Operating income for the TV segment totaled $207 million, up from $114 million a year ago, News Corp. said. “The significant improvement reflects increased prime-time revenues, a 32% increase in ratings and improved pricing as a result,” Devoe said. American Idol 2, Joe Millionaire, and 24 Hours contributed to the higher ratings and resulted in Fox’s first sweeps victory in the adults 18-49 category, the company said. COO Peter Chernin said, “We're in a much stronger position going into [sweeps] up front than we were a year ago. We have far higher ratings across the schedule, more stability across more nights and fewer holes to fill,” all of which put Fox in a position to really compete in this month’s sweeps. Devoe said results for the rest of the year were expected to remain positive, although the company remained cautious on how the economy would affect business.
News Corp. intends to maintain its growth through programming, Chernin said, saying the strength of American Idol would allow it to lay a new foundation for the fall season with more scripted series: “American Idol 2 is clearly a national phenomenon.

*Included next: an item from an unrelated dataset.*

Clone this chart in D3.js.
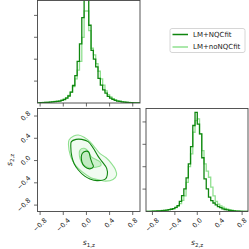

It’s a franchise hit that is doing for us what Survivor did for CBS a few years ago.” Chernin said Fox’s “disastrous” ratings in Nov. and Dec. spurred the company’s focus on its networks, resulting in several successful midseason shows, including Wanda At Large and Oliver Bean. Chernin also mentioned the success of the company’s cable networks, saying that the Fox News Channel ended the quarter as the highest rated basic cable channel: “Fox has done better than its competitors at holding on to new viewers. With war expenses behind it, we can look forward to greater ad sales.”

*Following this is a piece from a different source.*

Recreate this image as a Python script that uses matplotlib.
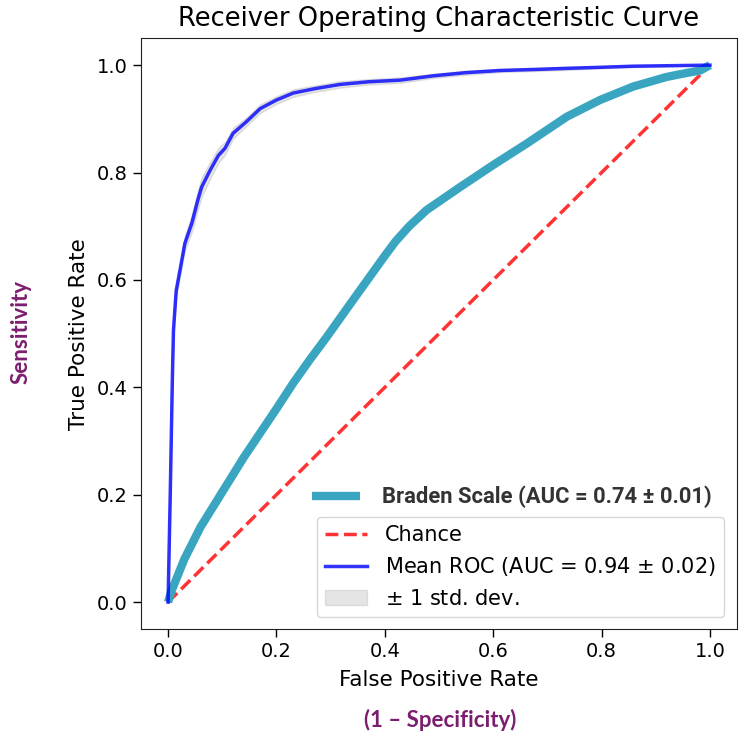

In response to a question on whether the company would move to renegotiate cable network fees due to its improved performance, Chernin confirmed that the company planed to do so when the time came: “Doing our job on a day-to-day basis is growing ratings, growing our profile, growing consumer demands for these services. We are very cognizant of where our rates are compared to others. Currently our rates are below CNN, which is a joke. We will maximize that, but not on this conference call.” Chernin also said recent comments by cable operators proposing that Congress leverage their retransmission fees were an example of companies with “enviable positions… trying to negotiate in front of Congress and cry poor.” He said he didn’t take those comments very seriously.
In response to questions about the FCC’s pending decision on raising the media ownership cap, Murdoch said the company wouldn’t be legally constrained from increasing its ownership in the least. “[A]s a matter of strategy, [we're] only interested in one or 2 very selective markets. We'd like more duopolies in the top 20 markets,” he said.